Secret Dreams, Hidden Rage
What if I told you there was a woman who knew magic? A woman with a restless sea rising inside her, an inner flame so scintillating her bones glow with it, a woman whose words cannot be contained by a book, but ripple through it, up your hand and into your heart, until it trembles and sings with all the turmoil and joy of a newborn sun? That woman exists. Her name is Rachel McCrum, and her magic of choice is poetry.
The First Blast to Awaken Women Degenerate is a captivating book. Arrestingly brought to life by the vibrant Scottish publisher Stewed Rhubarb Press, the book tells remarkable tales of love and rage, displacement and homecoming. Rachel is an endlessly empathetic writer, blessed with the ability to roam into the most unreachable chambers of our dreams and tell us the wonders and horrors she saw there upon her return.
It is as rewarding as it is emotionally difficult to read her immaculate poetry. It requires the kind of introspective work many of us feel unprepared for in a world where the denial of own feelings, not to mention those of others, is so commonplace.
“In a basement, the hungry man with shattered teeth squats,
frightened, gradually becomes hurricane.
He dreams of sacrificial legs of lamb,
splendid glistening fat, sodden and roasted.
Scrambling out to the night, he gobs
in the street, rips off his fingernails on bin lids,
scrabbles for something to bloat with.”
Rachel holds up a mirror to our secret dreams, our hidden rage.
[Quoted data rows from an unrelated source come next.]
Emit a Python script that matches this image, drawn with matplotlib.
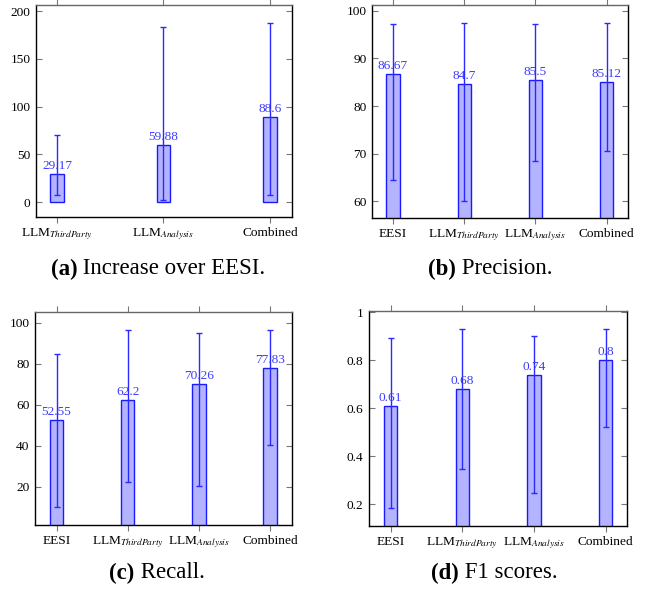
import matplotlib
matplotlib.use("Agg")
import matplotlib.pyplot as plt
import numpy as np

plt.rcParams['font.family'] = ['Liberation Serif', 'DejaVu Serif']
plt.rcParams['mathtext.fontset'] = 'stix'

# ---- data ----
cats_a = [r"LLM$_{ThirdParty}$", r"LLM$_{Analysis}$", "Combined"]
vals_a = [29.17, 59.88, 88.6]
lo_a = [7.0, 2.1, 7.0]
hi_a = [69.7, 182.9, 187.8]

cats4 = ["EESI", r"LLM$_{ThirdParty}$", r"LLM$_{Analysis}$", "Combined"]
vals_b = [86.67, 84.7, 85.5, 85.12]
lo_b = [64.55, 60.1, 68.46, 70.56]
hi_b = [97.2, 97.4, 97.2, 97.4]

vals_c = [52.55, 62.2, 70.26, 77.83]
lo_c = [10.3, 22.1, 20.3, 40.4]
hi_c = [84.6, 96.6, 95.1, 96.6]

vals_d = [0.61, 0.68, 0.74, 0.8]
lo_d = [0.185, 0.345, 0.246, 0.521]
hi_d = [0.892, 0.929, 0.903, 0.932]

captions = [("(a)", " Increase over EESI."), ("(b)", " Precision."),
            ("(c)", " Recall."), ("(d)", " F1 scores.")]

W, H = 652, 598
fig = plt.figure(figsize=(W / 100, H / 100), dpi=100)

FILL = '#b3b3ff'
EDGE = '#1a1aff'
ERR = '#2a2aff'
LBL = '#3c3cff'
FS = 9.6
CFS = 16.5


def ax_at(l, t, r, b):
    return fig.add_axes([l / W, 1 - b / H, (r - l) / W, (b - t) / H])


def draw(ax, cats, vals, lo, hi, ylim, yticks, ytl, xlim, width):
    x = np.arange(len(cats))
    ax.bar(x, vals, width=width, color=FILL, edgecolor=EDGE, linewidth=1.0, zorder=2)
    v = np.array(vals)
    yerr = [v - np.array(lo), np.array(hi) - v]
    ax.errorbar(x, vals, yerr=yerr, fmt='none', ecolor=ERR, elinewidth=1.0,
                capsize=2.3, capthick=1.0, zorder=3)
    for xi, vi in zip(x, vals):
        ax.annotate(f"{vi:g}", (xi, vi), xytext=(0, 1.5), textcoords='offset points',
                    ha='center', va='bottom', color=LBL, fontsize=FS, zorder=4)
    ax.set_xlim(*xlim)
    ax.set_ylim(*ylim)
    ax.set_xticks(x)
    ax.set_xticklabels(cats, fontsize=FS)
    ax.set_yticks(yticks)
    ax.set_yticklabels(ytl, fontsize=FS)
    ax.tick_params(axis='y', direction='in', length=4, color='#777777',
                   left=True, right=True, pad=4)
    ax.tick_params(axis='x', direction='out', length=4, color='#777777',
                   top=True, bottom=True, pad=3)
    for s in ['left', 'bottom', 'right']:
        ax.spines[s].set_color('black')
        ax.spines[s].set_linewidth(1.0)
    ax.spines['top'].set_color('#666666')
    ax.spines['top'].set_linewidth(1.0)


ax1 = ax_at(36, 5, 292, 217)
draw(ax1, cats_a, vals_a, lo_a, hi_a, (-15.7, 206.3), [0, 50, 100, 150, 200],
     ["0", "50", "100", "150", "200"], (-0.197, 2.207), 0.125)

ax2 = ax_at(372, 5, 628, 218)
draw(ax2, cats4, vals_b, lo_b, hi_b, (56.5, 101.2), [60, 70, 80, 90, 100],
     ["60", "70", "80", "90", "100"], (-0.295, 3.3), 0.187)

ax3 = ax_at(35, 312, 292, 525)
draw(ax3, cats4, vals_c, lo_c, hi_c, (1.34, 105.2), [20, 40, 60, 80, 100],
     ["20", "40", "60", "80", "100"], (-0.305, 3.31), 0.187)

ax4 = ax_at(369, 311, 627, 526)
draw(ax4, cats4, vals_d, lo_d, hi_d, (0.109, 1.006), [0.2, 0.4, 0.6, 0.8, 1.0],
     ["0.2", "0.4", "0.6", "0.8", "1"], (-0.303, 3.3), 0.187)

cap_pos = [(158, 269), (490, 269), (157, 573), (494, 573)]
for (bold, rest), (cx, cy) in zip(captions, cap_pos):
    tb = fig.text(0, 0, bold, fontsize=CFS, fontweight='bold', va='center')
    tr = fig.text(0, 0, rest, fontsize=CFS, va='center')
    fig.canvas.draw()
    wb = tb.get_window_extent().width
    wr = tr.get_window_extent().width
    x0 = cx - (wb + wr) / 2
    tb.set_position((x0 / W, 1 - cy / H))
    tr.set_position(((x0 + wb) / W, 1 - cy / H))

fig.savefig("out.png", dpi=100)
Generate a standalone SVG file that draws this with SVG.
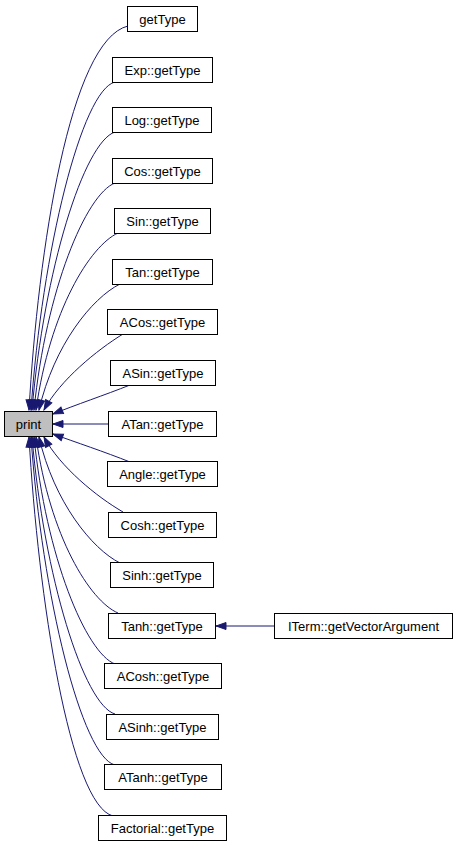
<svg xmlns="http://www.w3.org/2000/svg" width="456" height="848" viewBox="0 0 456 848">
<style>
  .node rect { fill: #ffffff; stroke: #000000; stroke-width: 1; }
  .node.hl rect { fill: #bfbfbf; }
  .node text { font-family: "Liberation Sans", Arial, sans-serif; font-size: 13px; fill: #000000; text-anchor: middle; }
  .edges path { fill: none; stroke: #191970; stroke-width: 1; marker-end: url(#ah); }
</style>
<defs>
  <marker id="ah" markerUnits="userSpaceOnUse" markerWidth="12" markerHeight="10" refX="11" refY="4.5" orient="auto">
    <path d="M1,1 L11,4.5 L1,8 z" fill="#191970" stroke="#191970" stroke-width="1"/>
  </marker>
</defs>
<rect x="0" y="0" width="456" height="848" fill="#ffffff"/>
<g class="edges" id="edges">
  <path d="M128,26 C70,40 38,250 29,410"/>
  <path d="M115,82 C82,90 42,250 31,410"/>
  <path d="M115,132 C84,142 44,270 32,410"/>
  <path d="M115,183 C86,194 46,290 34,410"/>
  <path d="M118,233 C90,246 50,310 36,410"/>
  <path d="M120,284 C92,298 54,345 39,410"/>
  <path d="M123,334 C97,350 60,380 44,410"/>
  <path d="M130,385 C105,395 75,405 53,414"/>
  <path d="M108,424 L53,424"/>
  <path d="M130,462 C105,452 75,442 53,434"/>
  <path d="M123,512 C97,497 60,467 44,437"/>
  <path d="M120,563 C92,549 54,502 39,437"/>
  <path d="M118,613 C90,601 50,537 36,437"/>
  <path d="M115,664 C86,653 46,557 34,437"/>
  <path d="M115,714 C84,705 44,577 32,437"/>
  <path d="M115,765 C82,757 42,597 31,437"/>
  <path d="M113,816 C70,805 38,597 29,437"/>
  <path d="M274,626 L216,626"/>
</g>
<g class="node hl" id="print"><rect x="4.5" y="411.5" width="48" height="25"/><text x="28.5" y="428.5">print</text></g>
<g class="node" id="getType"><rect x="127.5" y="6.5" width="70" height="25"/><text x="162.5" y="23.5">getType</text></g>
<g class="node" id="Exp_getType"><rect x="112.5" y="57.5" width="100" height="25"/><text x="162.5" y="74.5">Exp::getType</text></g>
<g class="node" id="Log_getType"><rect x="112.5" y="107.5" width="99" height="25"/><text x="162" y="124.5">Log::getType</text></g>
<g class="node" id="Cos_getType"><rect x="112.5" y="158.5" width="100" height="25"/><text x="162.5" y="175.5">Cos::getType</text></g>
<g class="node" id="Sin_getType"><rect x="114.5" y="208.5" width="96" height="25"/><text x="162.5" y="225.5">Sin::getType</text></g>
<g class="node" id="Tan_getType"><rect x="112.5" y="259.5" width="100" height="25"/><text x="162.5" y="276.5">Tan::getType</text></g>
<g class="node" id="ACos_getType"><rect x="107.5" y="309.5" width="110" height="25"/><text x="162.5" y="326.5">ACos::getType</text></g>
<g class="node" id="ASin_getType"><rect x="110.5" y="360.5" width="105" height="25"/><text x="163" y="377.5">ASin::getType</text></g>
<g class="node" id="ATan_getType"><rect x="108.5" y="411.5" width="108" height="25"/><text x="162.5" y="428.5">ATan::getType</text></g>
<g class="node" id="Angle_getType"><rect x="107.5" y="461.5" width="110" height="25"/><text x="162.5" y="478.5">Angle::getType</text></g>
<g class="node" id="Cosh_getType"><rect x="108.5" y="512.5" width="108" height="25"/><text x="162.5" y="529.5">Cosh::getType</text></g>
<g class="node" id="Sinh_getType"><rect x="110.5" y="562.5" width="103" height="25"/><text x="162" y="579.5">Sinh::getType</text></g>
<g class="node" id="Tanh_getType"><rect x="108.5" y="613.5" width="107" height="25"/><text x="162" y="630.5">Tanh::getType</text></g>
<g class="node" id="ACosh_getType"><rect x="104.5" y="663.5" width="117" height="25"/><text x="163" y="680.5">ACosh::getType</text></g>
<g class="node" id="ASinh_getType"><rect x="106.5" y="714.5" width="112" height="25"/><text x="162.5" y="731.5">ASinh::getType</text></g>
<g class="node" id="ATanh_getType"><rect x="104.5" y="764.5" width="117" height="25"/><text x="163" y="781.5">ATanh::getType</text></g>
<g class="node" id="Factorial_getType"><rect x="98.5" y="815.5" width="128" height="25"/><text x="162.5" y="832.5">Factorial::getType</text></g>
<g class="node" id="ITerm_getVectorArgument"><rect x="274.5" y="613.5" width="178" height="25"/><text x="363.5" y="630.5">ITerm::getVectorArgument</text></g>
</svg>
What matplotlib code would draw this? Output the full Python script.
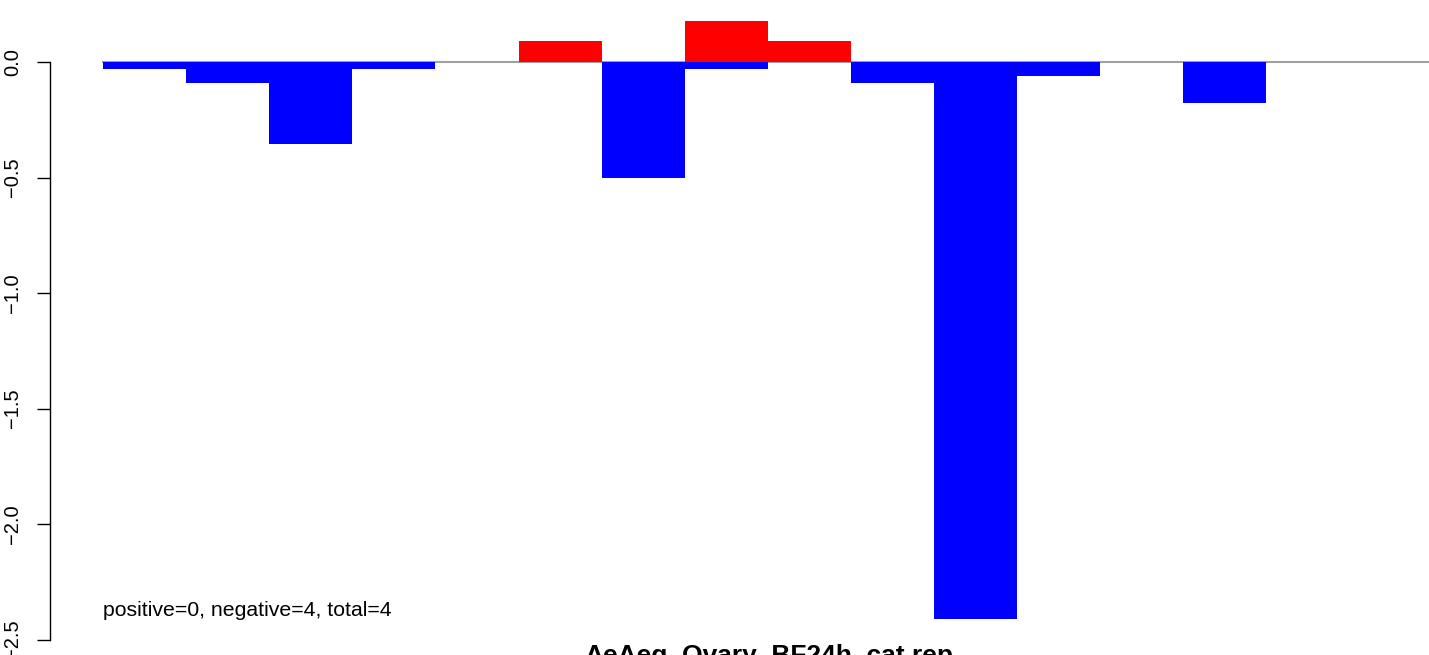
import matplotlib
matplotlib.use("Agg")
import matplotlib.pyplot as plt
import numpy as np

plt.rcParams['font.family'] = ['Liberation Sans', 'DejaVu Sans']

# data
slots = list(range(16))
pos_vals = [0, 0, 0, 0, 0, 0.09, 0, 0.178, 0.09, 0, 0, 0, 0, 0, 0, 0]
neg_vals = [-0.03, -0.09, -0.355, -0.03, 0, 0, -0.50, -0.03, 0, -0.09, -2.41, -0.06, 0, -0.178, 0, 0]
yticks = [0.0, -0.5, -1.0, -1.5, -2.0, -2.5]
ytick_labels = ["0.0", "\u22120.5", "\u22121.0", "\u22121.5", "\u22122.0", "\u22122.5"]
annotation = "positive=0, negative=4, total=4"
title = "AeAeg_Ovary_BF24h_cat.rep"

W, H = 1429, 655
fig = plt.figure(figsize=(W / 100, H / 100), dpi=100)
ax_left, ax_right = 50, 1429
ax = fig.add_axes([ax_left / W, 0, (ax_right - ax_left) / W, 1])

px_per_unit_y = 231.0
zero_px = 62.0
ax.set_ylim(-(H - zero_px) / px_per_unit_y, zero_px / px_per_unit_y)
bar_w_px = 83.1
x0_px = 103
ax.set_xlim(-(x0_px - ax_left) / bar_w_px, (ax_right - x0_px) / bar_w_px)

x = np.array(slots, dtype=float)
ax.axhline(0, xmin=(x0_px - ax_left) / (ax_right - ax_left), color='#a0a0a0', lw=1.5, zorder=1)
ax.bar(x, pos_vals, width=1.0, align='edge', color='#ff0000', linewidth=0, zorder=2)
ax.bar(x, neg_vals, width=1.0, align='edge', color='#0000ff', linewidth=0, zorder=2)

for s in ['top', 'right', 'bottom']:
    ax.spines[s].set_visible(False)
ax.spines['left'].set_bounds(-2.5, 0)
ax.spines['left'].set_linewidth(1.0)
ax.set_xticks([])
ax.set_yticks(yticks)
ax.set_yticklabels(ytick_labels, rotation=90, va='center', fontsize=14.5)
ax.tick_params(axis='y', length=9.4, width=1.0, pad=10.5)
ax.patch.set_alpha(0)

ax.text(0, -(610 - zero_px) / px_per_unit_y, annotation, fontsize=15.3, ha='left', va='center')

fig.text(769 / W, -8 / H, title, fontsize=19, fontweight='bold', ha='center', va='baseline')

fig.savefig("out.png", dpi=100)
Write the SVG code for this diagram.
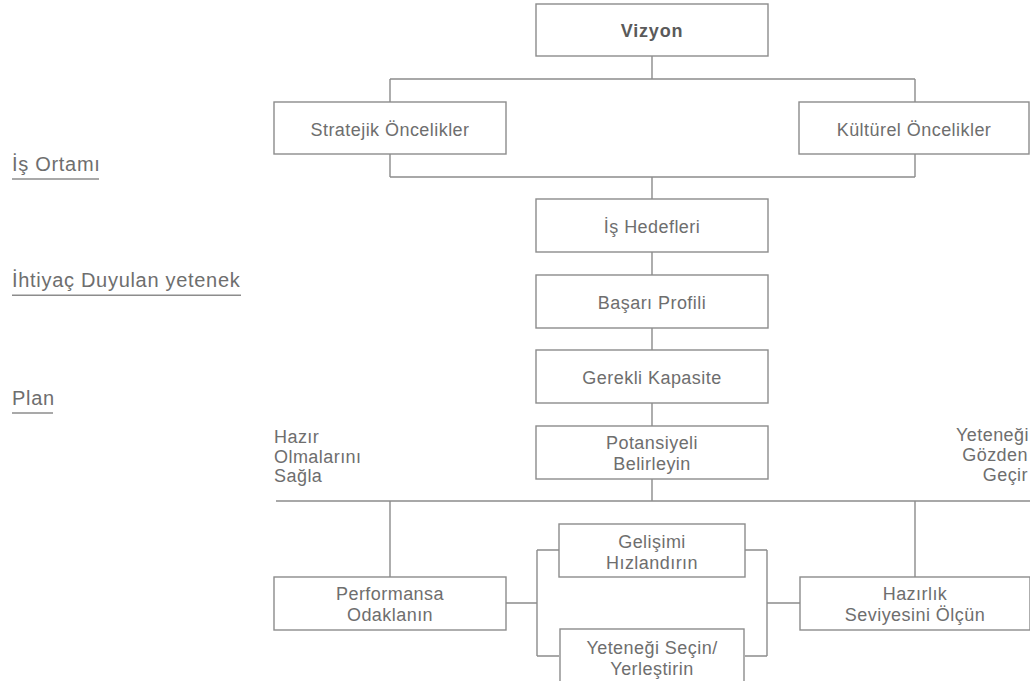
<svg xmlns="http://www.w3.org/2000/svg" width="1030" height="681" viewBox="0 0 1030 681">
<style>
.box{fill:#fff;stroke:#8c8c8c;stroke-width:1.4}
.ln{fill:none;stroke:#8c8c8c;stroke-width:1.4}
.t{font-family:"Liberation Sans",Arial,sans-serif;font-size:18px;fill:#6e6e6e;letter-spacing:0.45px;text-anchor:middle}
.b{font-weight:bold;fill:#5a5a5a;letter-spacing:0.8px}
.side{font-family:"Liberation Sans",Arial,sans-serif;font-size:20px;fill:#6e6e6e;letter-spacing:0.7px}
.s{font-family:"Liberation Sans",Arial,sans-serif;font-size:18px;fill:#6e6e6e;letter-spacing:0.45px}
</style>
<rect width="1030" height="681" fill="#fff"/>
<g id="connectors">
<path class="ln" d="M652 56V79M390 79H915M390 79V102M915 79V102M390 154V177M915 154V177M390 177H915M652 177V199M652 252V275M652 328V350M652 403V426M652 479V501"/>
<path class="ln" d="M276 501H1030M390 501V577M915 501V577"/>
<path class="ln" d="M506 603H537M537 550V656M537 550H559M537 656H559"/>
<path class="ln" d="M745 550H767M745 656H767M767 550V656M767 603H800"/>
</g>
<g id="side-labels">
<text class="side" x="12" y="170.5">İş Ortamı</text>
<path class="ln" d="M12 179H99"/>
<text class="side" x="12" y="287">İhtiyaç Duyulan yetenek</text>
<path class="ln" d="M12 295.3H241"/>
<text class="side" x="12" y="405">Plan</text>
<path class="ln" d="M12 413H53"/>
</g>
<g id="hazir-label">
<text class="s" x="274" y="443">Hazır</text>
<text class="s" x="274" y="462.5">Olmalarını</text>
<text class="s" x="274" y="482">Sağla</text>
</g>
<g id="gozden-label">
<text class="s" x="1029" y="441" text-anchor="end">Yeteneği</text>
<text class="s" x="1028" y="460.5" text-anchor="end">Gözden</text>
<text class="s" x="1028" y="481" text-anchor="end">Geçir</text>
</g>
<g id="vizyon">
<rect class="box" x="536" y="4" width="232" height="52"/>
<text class="t b" x="652" y="37">Vizyon</text>
</g>
<g id="stratejik">
<rect class="box" x="274" y="102" width="232" height="52"/>
<text class="t" x="390" y="135.5">Stratejik Öncelikler</text>
</g>
<g id="kulturel">
<rect class="box" x="799" y="102" width="230" height="52"/>
<text class="t" x="914" y="135.5">Kültürel Öncelikler</text>
</g>
<g id="is-hedefleri">
<rect class="box" x="536" y="199" width="232" height="53"/>
<text class="t" x="652" y="233">İş Hedefleri</text>
</g>
<g id="basari-profili">
<rect class="box" x="536" y="275" width="232" height="53"/>
<text class="t" x="652" y="309">Başarı Profili</text>
</g>
<g id="gerekli-kapasite">
<rect class="box" x="536" y="350" width="232" height="53"/>
<text class="t" x="652" y="384">Gerekli Kapasite</text>
</g>
<g id="potansiyeli">
<rect class="box" x="536" y="426" width="232" height="53"/>
<text class="t" x="652" y="448.5">Potansiyeli</text>
<text class="t" x="652" y="469.5">Belirleyin</text>
</g>
<g id="performansa">
<rect class="box" x="274" y="577" width="232" height="53"/>
<text class="t" x="390" y="600">Performansa</text>
<text class="t" x="390" y="621">Odaklanın</text>
</g>
<g id="gelisimi">
<rect class="box" x="559" y="524" width="186" height="53"/>
<text class="t" x="652" y="547.5">Gelişimi</text>
<text class="t" x="652" y="568.5">Hızlandırın</text>
</g>
<g id="yetenegi-secin">
<rect class="box" x="560" y="629" width="184" height="56"/>
<text class="t" x="652" y="653.5">Yeteneği Seçin/</text>
<text class="t" x="652" y="675">Yerleştirin</text>
</g>
<g id="hazirlik">
<rect class="box" x="800" y="577" width="230" height="53"/>
<text class="t" x="915" y="600">Hazırlık</text>
<text class="t" x="915" y="621">Seviyesini Ölçün</text>
</g>
</svg>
And it’s difficult to carry on as normal once you’ve witnessed the wonders within. She draws us into the deepest mists of ourselves, her words spread like stars above us, constellations of them, showing the way. Some poems incubate in your heart, hatching like hope when you least expect it, and others hit you with a flourish and a flash, demanding more of you, promising the world in return. This is poetry at its best. Poetry which makes you want to be a better person.
“Stop excusing yourself and bite it
hook, line and sinker will pull you up.
Sweat till the devil loses your scent.
Chew, on the bitter leaves of my silence,
the full name of your nemesis.
Hold your nerves like steel
I’ve got the medicine,
the healing spell
Madonna, we love you! Get up!
I, too, have made it through the wilderness.”
In her poem, “Who Wants a Home?”, a merciless authoritarian voice barks a list of commands at a fragile and displaced group of people, who are pleading with it in vain for a place to live.
Don’t Look us in the eye!”
The voice commands against a backdrop of the whitest silence.
“Lower your chattering voices. Do not take up so much space.” the voice chants, and later, “Turnaround. We have no room here. Find your own.”
Rachel’s use of space in her poems is always dynamic, and in this poem it serves to add to the sense of isolation felt by those who are pleading with the ones in power. As memories of lives once lived diminish into the distance, to be replaced with a dazzling lack of all things substantial, we feel the urge to cling to the beginnings of things – to times before our plans began to fall apart.
“We thought we’d grow up in houses like this.
We thought we’d grow up.
Where are our paint samples
and our permanence?
Our Trips to buy grout?”
The pain in admitting the chance to live a dream has passed is one we all hope to avoid. The voices in Rachel’s poem can do this no longer. “Is this really our fault?” they ask. “Our squints, our greying hairs / our failing energy, our fear?” The answers are beyond us. So are the solutions. While thousands of people go through this humiliation on a daily basis, their voices would sink into anonymity without words like Rachel’s. Words which make lost people real to us again.
The empathy that overflows from Rachel’s poems makes one thing clear. She writes about such things because she knows she must. Things that many of us know in our bones, but leave unsaid – because we need the energy, because we lack the time, because we feel someone else could do it better. Perhaps they could, and Rachel does it better than you could imagine, but she is not a poet who stands alone, sounding, as she does, a clarion call directly to the soul of every reader. One that will tear the barnacles from your heart, free your unsatisfied self, drag you out of the darkness of your dreams and compel you to stand beside her. To laugh a little louder. To stand a little straighter. To be who you are instead of what society wants. Do not miss the chance to read her title poem, in which she summons up a “monstrous regiment of women” to walk the pavements of the world, unashamed, “before the streets can fall dark and silent and damned”
“Give me caribou women and bone women
bite-back beefy women
not your bird women
least of all your sparrow, crow or wren women
but flamingo women and peacock women
eagle women and pelican women
Give me unnatural women
For Rachel, summoning up the voices of women is no vanishing passion. They echo through the pages of her books, march in their hundreds behind her as she speaks. They are women she has conjured. Women she has been. Women she has changed. I am glad to be one of them.